===== Exercise inputs =====

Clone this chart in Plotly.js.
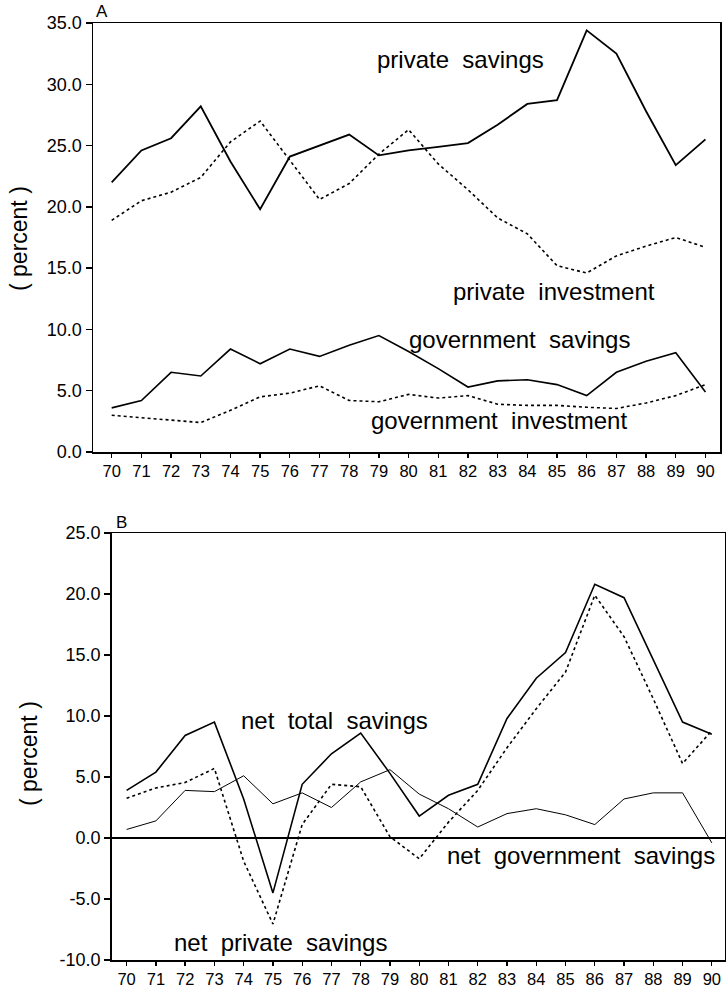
<!DOCTYPE html>
<html>
<head>
<meta charset="utf-8">
<script src="https://cdn.plot.ly/plotly-3.0.1.min.js"></script>
<style>
html,body{margin:0;padding:0;background:#fff;}
#chart{width:726px;height:990px;}
</style>
</head>
<body>
<div id="chart"></div>
<script>
// ---- data ----
var years = [70,71,72,73,74,75,76,77,78,79,80,81,82,83,84,85,86,87,88,89,90];
var yearLabels = ['70','71','72','73','74','75','76','77','78','79','80','81','82','83','84','85','86','87','88','89','90'];

// Panel A
var privateSavings    = [22.0,24.6,25.6,28.2,23.7,19.8,24.1,25.0,25.9,24.2,24.6,24.9,25.2,26.7,28.4,28.7,34.4,32.5,27.8,23.4,25.5];
var privateInvestment = [18.9,20.5,21.2,22.4,25.3,27.0,23.8,20.6,21.9,24.3,26.3,23.5,21.4,19.1,17.8,15.2,14.6,16.0,16.8,17.5,16.7];
var govSavings        = [3.6,4.2,6.5,6.2,8.4,7.2,8.4,7.8,8.7,9.5,8.2,6.8,5.3,5.8,5.9,5.5,4.6,6.5,7.4,8.1,4.9];
var govInvestment     = [3.0,2.8,2.6,2.4,3.4,4.5,4.8,5.4,4.2,4.1,4.7,4.4,4.6,3.9,3.8,3.8,3.65,3.55,4.0,4.6,5.5];

// Panel B
var netTotal   = [3.9,5.4,8.4,9.5,3.2,-4.5,4.4,6.9,8.6,5.3,1.8,3.5,4.4,9.8,13.1,15.2,20.8,19.7,14.6,9.5,8.5];
var netPrivate = [3.25,4.1,4.55,5.7,-1.9,-7.05,1.1,4.4,4.2,0.1,-1.7,1.3,3.9,7.4,10.6,13.6,19.9,16.5,11.4,6.1,8.8];
var netGov     = [0.7,1.4,3.9,3.8,5.1,2.8,3.7,2.5,4.6,5.6,3.6,2.4,0.9,2.0,2.4,1.9,1.1,3.2,3.7,3.7,-0.4];

var yTicksA = [0,5,10,15,20,25,30,35];
var yTicksB = [-10,-5,0,5,10,15,20,25];

// ---- helpers ----
var W = 726, H = 990;
function px(x){ return x / W; }
function py(y){ return 1 - y / H; }
var FONT = 'Liberation Sans, Arial, Helvetica, sans-serif';
var NB = '\u00a0';
function sp(s){ return s.split(' ').join(NB + NB); }

function line(y, xa, ya, dash, width){
  return {x: years, y: y, xaxis: xa, yaxis: ya, type: 'scatter', mode: 'lines',
          line: {color: '#000', width: width, dash: dash}, hoverinfo: 'skip', showlegend: false};
}

var traces = [
  line(privateSavings, 'x', 'y', 'solid', 1.8),
  line(privateInvestment, 'x', 'y', 'dot', 1.6),
  line(govSavings, 'x', 'y', 'solid', 1.6),
  line(govInvestment, 'x', 'y', 'dot', 1.6),
  line(netTotal, 'x2', 'y2', 'solid', 1.6),
  line(netPrivate, 'x2', 'y2', 'dot', 1.6),
  line(netGov, 'x2', 'y2', 'solid', 1.0)
];

var axCommon = {
  showline: true, mirror: true, linecolor: '#000', linewidth: 1.5,
  showgrid: false, zeroline: false,
  ticks: 'outside', ticklen: 6, tickwidth: 1.3, tickcolor: '#000',
  tickfont: {family: FONT, size: 18, color: '#000'}
};

function xa(domainPx, range, anchor){
  return Object.assign({}, axCommon, {
    domain: [px(domainPx[0]), px(domainPx[1])], range: range, anchor: anchor,
    ticklen: 4, tickfont: {family: FONT, size: 16.5, color: '#000'},
    tickmode: 'array', tickvals: years, ticktext: yearLabels
  });
}
function ya(domainPx, range, ticks, anchor, zl){
  return Object.assign({}, axCommon, {
    domain: [py(domainPx[1]), py(domainPx[0])], range: range, anchor: anchor,
    tickmode: 'array', tickvals: ticks, ticktext: ticks.map(function(v){return v.toFixed(1);}),
    zeroline: zl, zerolinecolor: '#000', zerolinewidth: 1.6
  });
}

function label(text, cx, cy, size, angle){
  return {xref: 'paper', yref: 'paper', x: px(cx), y: py(cy), text: text,
          showarrow: false, xanchor: 'center', yanchor: 'middle', textangle: angle || 0,
          font: {family: FONT, size: size, color: '#000'}};
}

var pct = '(\u00a0percent\u00a0)';

var layout = {
  width: W, height: H,
  margin: {l: 0, r: 0, t: 0, b: 0},
  paper_bgcolor: '#fff', plot_bgcolor: '#fff',
  showlegend: false,
  xaxis: xa([93, 720], [69.37, 90.49], 'y'),
  yaxis: ya([23, 452], [0, 35], yTicksA, 'x', false),
  xaxis2: xa([111.7, 725], [69.49, 90.45], 'y2'),
  yaxis2: ya([533, 960], [-10, 25], yTicksB, 'x2', true),
  annotations: [
    label('A', 102, 12, 17),
    label('B', 121, 522, 17),
    label(pct, 19, 239, 23, -90),
    label(pct, 29, 754, 23, -90),
    label(sp('private savings'), 460, 60, 24),
    label(sp('private investment'), 554, 291, 24),
    label(sp('government savings'), 519, 339, 24),
    label(sp('government investment'), 499, 421, 24),
    label(sp('net total savings'), 334, 720, 24),
    label(sp('net government savings'), 581, 855, 24),
    label(sp('net private savings'), 280, 942, 24)
  ]
};

Plotly.newPlot('chart', traces, layout, {staticPlot: true, displayModeBar: false});
</script>
</body>
</html>
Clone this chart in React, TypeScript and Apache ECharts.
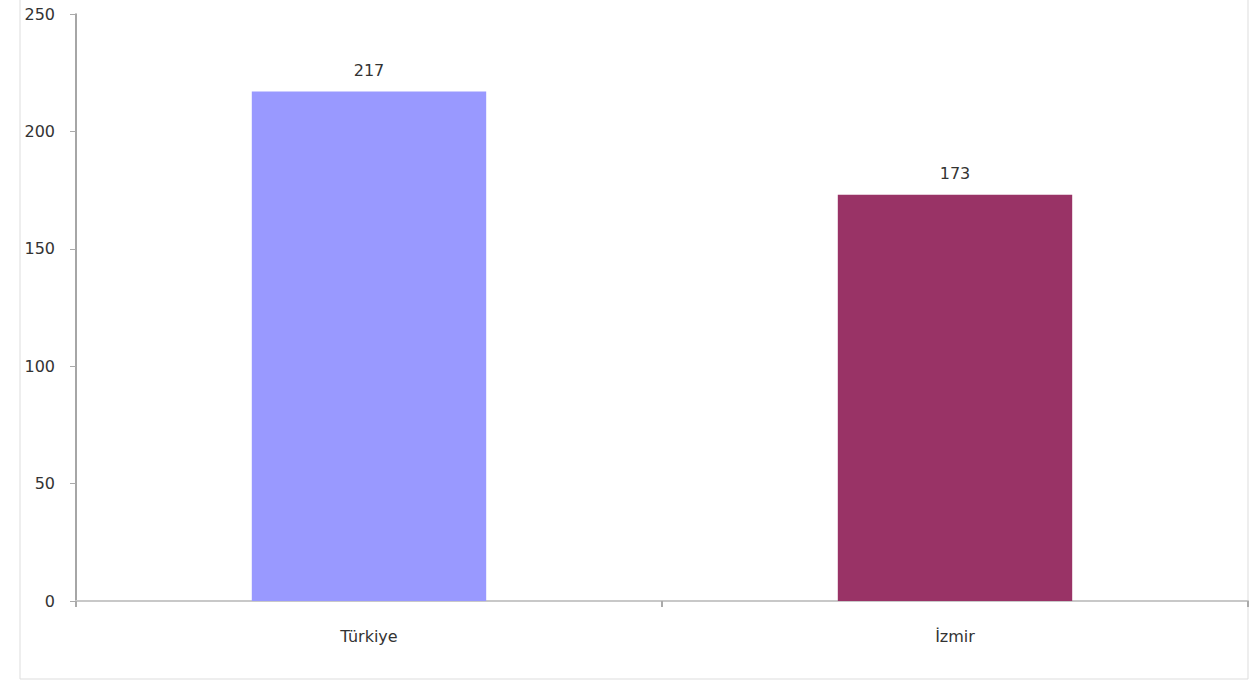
import React, { useEffect, useRef } from "react";
import * as echarts from "echarts";

const categories = ["Türkiye", "İzmir"];
const values = [217, 173];
const barColors = ["#9999ff", "#993366"];
const yTicks = { min: 0, max: 250, interval: 50 };

export default function App() {
  const ref = useRef<HTMLDivElement>(null);
  useEffect(() => {
    if (!ref.current) return;
    const chart = echarts.init(ref.current, null, { renderer: "svg" });
    chart.setOption({
      animation: false,
      backgroundColor: "#ffffff",
      textStyle: { fontFamily: "'DejaVu Sans', sans-serif" },
      graphic: [
        {
          type: "rect",
          shape: { x: 20, y: -10, width: 1228, height: 689 },
          style: { fill: "none", stroke: "#dddddd", lineWidth: 1 },
          silent: true,
          z: -1,
        },
      ],
      grid: { left: 76, right: 1, top: 14, bottom: 80, containLabel: false },
      xAxis: {
        type: "category",
        data: categories,
        axisLine: { show: true, lineStyle: { color: "#c8c8c8", width: 2 } },
        axisTick: { show: true, alignWithLabel: false, length: 6, lineStyle: { color: "#aaaaaa", width: 2 } },
        axisLabel: { color: "#333333", fontSize: 16, margin: 27 },
      },
      yAxis: {
        type: "value",
        min: yTicks.min,
        max: yTicks.max,
        interval: yTicks.interval,
        splitLine: { show: false },
        axisLine: { show: true, lineStyle: { color: "#888888", width: 1.5 } },
        axisTick: { show: true, length: 6, lineStyle: { color: "#aaaaaa" } },
        axisLabel: { color: "#333333", fontSize: 16, margin: 21 },
      },
      series: [
        {
          type: "bar",
          barWidth: "40%",
          data: values.map((v, i) => ({ value: v, itemStyle: { color: barColors[i] } })),
          label: {
            show: true,
            position: "top",
            distance: 13,
            color: "#333333",
            fontSize: 16,
          },
        },
      ],
    });
    return () => chart.dispose();
  }, []);
  return (
    <div
      ref={ref}
      style={{ position: "fixed", left: 0, top: 0, width: 1249, height: 681 }}
    />
  );
}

=====

● **Given instruction**: Quote each line of the listing exactly, but leave the pictures out.

● **Task result**:
Clone this chart in Plotly.js.
<!DOCTYPE html>
<html>
<head>
<meta charset="utf-8">
<script src="https://cdn.plot.ly/plotly-3.0.1.min.js"></script>
<style>
html,body{margin:0;padding:0;background:#fff;}
#chart{width:726px;height:990px;}
</style>
</head>
<body>
<div id="chart"></div>
<script>
// ---- data ----
var years = [70,71,72,73,74,75,76,77,78,79,80,81,82,83,84,85,86,87,88,89,90];
var yearLabels = ['70','71','72','73','74','75','76','77','78','79','80','81','82','83','84','85','86','87','88','89','90'];

// Panel A
var privateSavings    = [22.0,24.6,25.6,28.2,23.7,19.8,24.1,25.0,25.9,24.2,24.6,24.9,25.2,26.7,28.4,28.7,34.4,32.5,27.8,23.4,25.5];
var privateInvestment = [18.9,20.5,21.2,22.4,25.3,27.0,23.8,20.6,21.9,24.3,26.3,23.5,21.4,19.1,17.8,15.2,14.6,16.0,16.8,17.5,16.7];
var govSavings        = [3.6,4.2,6.5,6.2,8.4,7.2,8.4,7.8,8.7,9.5,8.2,6.8,5.3,5.8,5.9,5.5,4.6,6.5,7.4,8.1,4.9];
var govInvestment     = [3.0,2.8,2.6,2.4,3.4,4.5,4.8,5.4,4.2,4.1,4.7,4.4,4.6,3.9,3.8,3.8,3.65,3.55,4.0,4.6,5.5];

// Panel B
var netTotal   = [3.9,5.4,8.4,9.5,3.2,-4.5,4.4,6.9,8.6,5.3,1.8,3.5,4.4,9.8,13.1,15.2,20.8,19.7,14.6,9.5,8.5];
var netPrivate = [3.25,4.1,4.55,5.7,-1.9,-7.05,1.1,4.4,4.2,0.1,-1.7,1.3,3.9,7.4,10.6,13.6,19.9,16.5,11.4,6.1,8.8];
var netGov     = [0.7,1.4,3.9,3.8,5.1,2.8,3.7,2.5,4.6,5.6,3.6,2.4,0.9,2.0,2.4,1.9,1.1,3.2,3.7,3.7,-0.4];

var yTicksA = [0,5,10,15,20,25,30,35];
var yTicksB = [-10,-5,0,5,10,15,20,25];

// ---- helpers ----
var W = 726, H = 990;
function px(x){ return x / W; }
function py(y){ return 1 - y / H; }
var FONT = 'Liberation Sans, Arial, Helvetica, sans-serif';
var NB = '\u00a0';
function sp(s){ return s.split(' ').join(NB + NB); }

function line(y, xa, ya, dash, width){
  return {x: years, y: y, xaxis: xa, yaxis: ya, type: 'scatter', mode: 'lines',
          line: {color: '#000', width: width, dash: dash}, hoverinfo: 'skip', showlegend: false};
}

var traces = [
  line(privateSavings, 'x', 'y', 'solid', 1.8),
  line(privateInvestment, 'x', 'y', 'dot', 1.6),
  line(govSavings, 'x', 'y', 'solid', 1.6),
  line(govInvestment, 'x', 'y', 'dot', 1.6),
  line(netTotal, 'x2', 'y2', 'solid', 1.6),
  line(netPrivate, 'x2', 'y2', 'dot', 1.6),
  line(netGov, 'x2', 'y2', 'solid', 1.0)
];

var axCommon = {
  showline: true, mirror: true, linecolor: '#000', linewidth: 1.5,
  showgrid: false, zeroline: false,
  ticks: 'outside', ticklen: 6, tickwidth: 1.3, tickcolor: '#000',
  tickfont: {family: FONT, size: 18, color: '#000'}
};

function xa(domainPx, range, anchor){
  return Object.assign({}, axCommon, {
    domain: [px(domainPx[0]), px(domainPx[1])], range: range, anchor: anchor,
    ticklen: 4, tickfont: {family: FONT, size: 16.5, color: '#000'},
    tickmode: 'array', tickvals: years, ticktext: yearLabels
  });
}
function ya(domainPx, range, ticks, anchor, zl){
  return Object.assign({}, axCommon, {
    domain: [py(domainPx[1]), py(domainPx[0])], range: range, anchor: anchor,
    tickmode: 'array', tickvals: ticks, ticktext: ticks.map(function(v){return v.toFixed(1);}),
    zeroline: zl, zerolinecolor: '#000', zerolinewidth: 1.6
  });
}

function label(text, cx, cy, size, angle){
  return {xref: 'paper', yref: 'paper', x: px(cx), y: py(cy), text: text,
          showarrow: false, xanchor: 'center', yanchor: 'middle', textangle: angle || 0,
          font: {family: FONT, size: size, color: '#000'}};
}

var pct = '(\u00a0percent\u00a0)';

var layout = {
  width: W, height: H,
  margin: {l: 0, r: 0, t: 0, b: 0},
  paper_bgcolor: '#fff', plot_bgcolor: '#fff',
  showlegend: false,
  xaxis: xa([93, 720], [69.37, 90.49], 'y'),
  yaxis: ya([23, 452], [0, 35], yTicksA, 'x', false),
  xaxis2: xa([111.7, 725], [69.49, 90.45], 'y2'),
  yaxis2: ya([533, 960], [-10, 25], yTicksB, 'x2', true),
  annotations: [
    label('A', 102, 12, 17),
    label('B', 121, 522, 17),
    label(pct, 19, 239, 23, -90),
    label(pct, 29, 754, 23, -90),
    label(sp('private savings'), 460, 60, 24),
    label(sp('private investment'), 554, 291, 24),
    label(sp('government savings'), 519, 339, 24),
    label(sp('government investment'), 499, 421, 24),
    label(sp('net total savings'), 334, 720, 24),
    label(sp('net government savings'), 581, 855, 24),
    label(sp('net private savings'), 280, 942, 24)
  ]
};

Plotly.newPlot('chart', traces, layout, {staticPlot: true, displayModeBar: false});
</script>
</body>
</html>
Clone this chart in React, TypeScript and Apache ECharts.
import React, { useEffect, useRef } from "react";
import * as echarts from "echarts";

const categories = ["Türkiye", "İzmir"];
const values = [217, 173];
const barColors = ["#9999ff", "#993366"];
const yTicks = { min: 0, max: 250, interval: 50 };

export default function App() {
  const ref = useRef<HTMLDivElement>(null);
  useEffect(() => {
    if (!ref.current) return;
    const chart = echarts.init(ref.current, null, { renderer: "svg" });
    chart.setOption({
      animation: false,
      backgroundColor: "#ffffff",
      textStyle: { fontFamily: "'DejaVu Sans', sans-serif" },
      graphic: [
        {
          type: "rect",
          shape: { x: 20, y: -10, width: 1228, height: 689 },
          style: { fill: "none", stroke: "#dddddd", lineWidth: 1 },
          silent: true,
          z: -1,
        },
      ],
      grid: { left: 76, right: 1, top: 14, bottom: 80, containLabel: false },
      xAxis: {
        type: "category",
        data: categories,
        axisLine: { show: true, lineStyle: { color: "#c8c8c8", width: 2 } },
        axisTick: { show: true, alignWithLabel: false, length: 6, lineStyle: { color: "#aaaaaa", width: 2 } },
        axisLabel: { color: "#333333", fontSize: 16, margin: 27 },
      },
      yAxis: {
        type: "value",
        min: yTicks.min,
        max: yTicks.max,
        interval: yTicks.interval,
        splitLine: { show: false },
        axisLine: { show: true, lineStyle: { color: "#888888", width: 1.5 } },
        axisTick: { show: true, length: 6, lineStyle: { color: "#aaaaaa" } },
        axisLabel: { color: "#333333", fontSize: 16, margin: 21 },
      },
      series: [
        {
          type: "bar",
          barWidth: "40%",
          data: values.map((v, i) => ({ value: v, itemStyle: { color: barColors[i] } })),
          label: {
            show: true,
            position: "top",
            distance: 13,
            color: "#333333",
            fontSize: 16,
          },
        },
      ],
    });
    return () => chart.dispose();
  }, []);
  return (
    <div
      ref={ref}
      style={{ position: "fixed", left: 0, top: 0, width: 1249, height: 681 }}
    />
  );
}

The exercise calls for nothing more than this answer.